Output exactly the span of lines that begins at the line containing "Emit a LaTeX" and ends at the line containing "(0,14) -- (516,14);", both lines included.

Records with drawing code
- - - - -
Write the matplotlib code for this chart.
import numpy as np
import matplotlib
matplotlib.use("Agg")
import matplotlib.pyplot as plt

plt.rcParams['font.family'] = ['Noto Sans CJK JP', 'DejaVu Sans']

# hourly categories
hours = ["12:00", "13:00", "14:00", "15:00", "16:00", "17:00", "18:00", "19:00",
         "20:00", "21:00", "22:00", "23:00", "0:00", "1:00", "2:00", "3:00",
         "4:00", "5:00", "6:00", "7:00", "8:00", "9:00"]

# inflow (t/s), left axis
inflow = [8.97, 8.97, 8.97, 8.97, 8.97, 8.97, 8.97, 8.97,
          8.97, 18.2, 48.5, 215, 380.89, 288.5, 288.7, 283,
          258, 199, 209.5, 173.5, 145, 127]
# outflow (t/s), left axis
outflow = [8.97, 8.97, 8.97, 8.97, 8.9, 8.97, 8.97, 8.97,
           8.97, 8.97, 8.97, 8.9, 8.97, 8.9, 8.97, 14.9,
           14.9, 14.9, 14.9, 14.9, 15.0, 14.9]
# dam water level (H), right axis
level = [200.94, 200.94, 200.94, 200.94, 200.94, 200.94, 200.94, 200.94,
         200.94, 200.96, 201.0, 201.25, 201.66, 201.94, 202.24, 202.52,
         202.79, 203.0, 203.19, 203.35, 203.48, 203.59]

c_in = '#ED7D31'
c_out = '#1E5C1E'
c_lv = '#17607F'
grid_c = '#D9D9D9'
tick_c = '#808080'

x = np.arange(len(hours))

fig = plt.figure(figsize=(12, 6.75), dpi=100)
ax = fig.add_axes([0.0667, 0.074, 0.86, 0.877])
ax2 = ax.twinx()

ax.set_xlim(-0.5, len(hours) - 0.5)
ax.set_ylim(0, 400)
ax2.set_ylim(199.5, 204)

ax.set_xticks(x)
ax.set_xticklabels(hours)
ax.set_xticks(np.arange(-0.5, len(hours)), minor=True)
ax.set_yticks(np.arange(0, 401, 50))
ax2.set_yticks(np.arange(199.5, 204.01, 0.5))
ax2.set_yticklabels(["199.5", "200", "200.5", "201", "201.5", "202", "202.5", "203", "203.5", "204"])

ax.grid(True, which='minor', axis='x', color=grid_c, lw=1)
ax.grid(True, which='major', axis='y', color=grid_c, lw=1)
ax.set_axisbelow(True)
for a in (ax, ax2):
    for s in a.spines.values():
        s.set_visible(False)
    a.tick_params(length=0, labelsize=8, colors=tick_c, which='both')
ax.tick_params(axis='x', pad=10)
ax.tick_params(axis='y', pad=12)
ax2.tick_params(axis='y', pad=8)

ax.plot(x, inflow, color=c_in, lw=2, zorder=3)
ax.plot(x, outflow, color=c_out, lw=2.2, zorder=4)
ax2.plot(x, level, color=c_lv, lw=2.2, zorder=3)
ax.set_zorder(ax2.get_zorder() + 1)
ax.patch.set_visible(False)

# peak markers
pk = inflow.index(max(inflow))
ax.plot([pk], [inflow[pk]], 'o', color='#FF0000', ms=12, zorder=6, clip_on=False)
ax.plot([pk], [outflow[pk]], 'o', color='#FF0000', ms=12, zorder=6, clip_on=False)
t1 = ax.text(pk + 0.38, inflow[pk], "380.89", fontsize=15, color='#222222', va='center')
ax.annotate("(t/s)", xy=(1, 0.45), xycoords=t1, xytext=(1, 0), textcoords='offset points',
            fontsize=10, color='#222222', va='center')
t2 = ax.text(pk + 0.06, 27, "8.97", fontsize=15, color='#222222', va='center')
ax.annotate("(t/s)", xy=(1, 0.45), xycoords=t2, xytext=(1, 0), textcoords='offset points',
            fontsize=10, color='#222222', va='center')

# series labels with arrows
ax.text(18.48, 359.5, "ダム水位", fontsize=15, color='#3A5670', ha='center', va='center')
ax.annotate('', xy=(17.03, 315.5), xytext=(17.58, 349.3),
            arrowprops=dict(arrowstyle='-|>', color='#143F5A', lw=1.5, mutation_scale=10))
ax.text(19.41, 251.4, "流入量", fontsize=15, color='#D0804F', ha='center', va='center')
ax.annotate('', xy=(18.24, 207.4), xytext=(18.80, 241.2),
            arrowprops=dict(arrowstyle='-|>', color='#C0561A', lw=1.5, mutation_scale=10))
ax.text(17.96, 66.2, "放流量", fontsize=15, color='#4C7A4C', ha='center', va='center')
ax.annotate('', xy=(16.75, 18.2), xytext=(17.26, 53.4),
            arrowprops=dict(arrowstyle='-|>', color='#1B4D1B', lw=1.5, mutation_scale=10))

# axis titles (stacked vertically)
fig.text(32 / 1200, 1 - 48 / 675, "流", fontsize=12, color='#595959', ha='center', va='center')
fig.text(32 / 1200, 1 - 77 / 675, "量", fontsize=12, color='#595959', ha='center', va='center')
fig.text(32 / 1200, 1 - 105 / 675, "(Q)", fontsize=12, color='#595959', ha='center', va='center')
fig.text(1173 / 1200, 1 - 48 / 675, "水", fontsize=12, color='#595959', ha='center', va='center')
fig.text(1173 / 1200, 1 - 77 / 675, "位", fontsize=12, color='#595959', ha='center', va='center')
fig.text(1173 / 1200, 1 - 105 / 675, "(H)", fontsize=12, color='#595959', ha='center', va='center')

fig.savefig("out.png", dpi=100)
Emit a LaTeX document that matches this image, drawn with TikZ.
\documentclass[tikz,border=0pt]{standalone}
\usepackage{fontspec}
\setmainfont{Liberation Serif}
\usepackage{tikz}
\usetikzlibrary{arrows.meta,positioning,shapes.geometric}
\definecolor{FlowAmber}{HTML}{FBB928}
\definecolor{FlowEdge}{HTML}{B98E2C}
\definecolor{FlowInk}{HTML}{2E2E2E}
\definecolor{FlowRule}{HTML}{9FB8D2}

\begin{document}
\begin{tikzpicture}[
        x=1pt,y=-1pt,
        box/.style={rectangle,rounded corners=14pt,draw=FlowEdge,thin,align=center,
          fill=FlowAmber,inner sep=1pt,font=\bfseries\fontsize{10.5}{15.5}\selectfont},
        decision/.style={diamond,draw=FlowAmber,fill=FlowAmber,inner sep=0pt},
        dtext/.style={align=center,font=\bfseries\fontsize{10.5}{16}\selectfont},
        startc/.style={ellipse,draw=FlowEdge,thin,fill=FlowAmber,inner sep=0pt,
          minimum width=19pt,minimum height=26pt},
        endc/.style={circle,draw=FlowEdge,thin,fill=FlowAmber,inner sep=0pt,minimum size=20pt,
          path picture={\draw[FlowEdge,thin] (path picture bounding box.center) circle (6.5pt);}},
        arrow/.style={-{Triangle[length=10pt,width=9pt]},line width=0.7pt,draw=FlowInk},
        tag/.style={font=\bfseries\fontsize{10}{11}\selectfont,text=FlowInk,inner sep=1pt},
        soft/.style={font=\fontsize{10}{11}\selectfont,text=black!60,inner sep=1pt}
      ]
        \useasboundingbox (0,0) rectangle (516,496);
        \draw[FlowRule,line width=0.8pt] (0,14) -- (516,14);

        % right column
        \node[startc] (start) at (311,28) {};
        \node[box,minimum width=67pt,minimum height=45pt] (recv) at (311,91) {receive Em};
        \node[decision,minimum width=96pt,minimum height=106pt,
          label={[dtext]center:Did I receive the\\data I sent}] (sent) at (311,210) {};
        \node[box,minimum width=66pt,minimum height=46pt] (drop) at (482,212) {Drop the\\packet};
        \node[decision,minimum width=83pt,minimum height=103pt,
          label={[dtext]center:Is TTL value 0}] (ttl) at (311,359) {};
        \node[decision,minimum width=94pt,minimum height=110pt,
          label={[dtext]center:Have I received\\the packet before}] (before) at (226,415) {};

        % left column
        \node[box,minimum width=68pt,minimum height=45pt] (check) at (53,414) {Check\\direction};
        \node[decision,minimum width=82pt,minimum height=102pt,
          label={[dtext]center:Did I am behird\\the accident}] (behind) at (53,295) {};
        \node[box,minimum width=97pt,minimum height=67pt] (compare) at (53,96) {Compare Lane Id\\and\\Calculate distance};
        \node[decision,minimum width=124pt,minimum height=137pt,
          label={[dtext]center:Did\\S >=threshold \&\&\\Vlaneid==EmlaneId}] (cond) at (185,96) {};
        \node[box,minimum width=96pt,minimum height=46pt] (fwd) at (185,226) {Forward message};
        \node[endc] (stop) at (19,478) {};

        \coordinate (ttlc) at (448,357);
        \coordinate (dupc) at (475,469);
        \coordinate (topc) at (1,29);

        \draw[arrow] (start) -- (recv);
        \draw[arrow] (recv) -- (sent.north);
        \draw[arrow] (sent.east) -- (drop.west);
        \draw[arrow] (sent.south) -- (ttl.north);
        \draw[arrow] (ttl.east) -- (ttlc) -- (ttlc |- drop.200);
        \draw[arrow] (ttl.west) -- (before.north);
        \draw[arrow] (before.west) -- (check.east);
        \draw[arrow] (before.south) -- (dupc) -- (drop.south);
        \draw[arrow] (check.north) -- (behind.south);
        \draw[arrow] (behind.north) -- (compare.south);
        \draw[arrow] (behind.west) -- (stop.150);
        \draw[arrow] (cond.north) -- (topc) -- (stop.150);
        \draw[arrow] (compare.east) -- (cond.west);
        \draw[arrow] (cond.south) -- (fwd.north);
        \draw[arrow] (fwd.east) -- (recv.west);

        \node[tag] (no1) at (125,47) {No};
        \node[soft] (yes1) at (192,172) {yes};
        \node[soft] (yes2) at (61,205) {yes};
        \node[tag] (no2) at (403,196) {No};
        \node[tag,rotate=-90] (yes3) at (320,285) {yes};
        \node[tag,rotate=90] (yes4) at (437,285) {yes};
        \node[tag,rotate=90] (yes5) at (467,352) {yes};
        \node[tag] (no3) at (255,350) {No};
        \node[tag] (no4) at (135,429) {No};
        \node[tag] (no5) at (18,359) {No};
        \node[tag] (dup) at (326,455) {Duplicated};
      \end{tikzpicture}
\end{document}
- - - - -
*EXERCISE OUTPUT*:
Emit a LaTeX document that matches this image, drawn with TikZ.
\documentclass[tikz,border=0pt]{standalone}
\usepackage{fontspec}
\setmainfont{Liberation Serif}
\usepackage{tikz}
\usetikzlibrary{arrows.meta,positioning,shapes.geometric}
\definecolor{FlowAmber}{HTML}{FBB928}
\definecolor{FlowEdge}{HTML}{B98E2C}
\definecolor{FlowInk}{HTML}{2E2E2E}
\definecolor{FlowRule}{HTML}{9FB8D2}

\begin{document}
\begin{tikzpicture}[
        x=1pt,y=-1pt,
        box/.style={rectangle,rounded corners=14pt,draw=FlowEdge,thin,align=center,
          fill=FlowAmber,inner sep=1pt,font=\bfseries\fontsize{10.5}{15.5}\selectfont},
        decision/.style={diamond,draw=FlowAmber,fill=FlowAmber,inner sep=0pt},
        dtext/.style={align=center,font=\bfseries\fontsize{10.5}{16}\selectfont},
        startc/.style={ellipse,draw=FlowEdge,thin,fill=FlowAmber,inner sep=0pt,
          minimum width=19pt,minimum height=26pt},
        endc/.style={circle,draw=FlowEdge,thin,fill=FlowAmber,inner sep=0pt,minimum size=20pt,
          path picture={\draw[FlowEdge,thin] (path picture bounding box.center) circle (6.5pt);}},
        arrow/.style={-{Triangle[length=10pt,width=9pt]},line width=0.7pt,draw=FlowInk},
        tag/.style={font=\bfseries\fontsize{10}{11}\selectfont,text=FlowInk,inner sep=1pt},
        soft/.style={font=\fontsize{10}{11}\selectfont,text=black!60,inner sep=1pt}
      ]
        \useasboundingbox (0,0) rectangle (516,496);
        \draw[FlowRule,line width=0.8pt] (0,14) -- (516,14);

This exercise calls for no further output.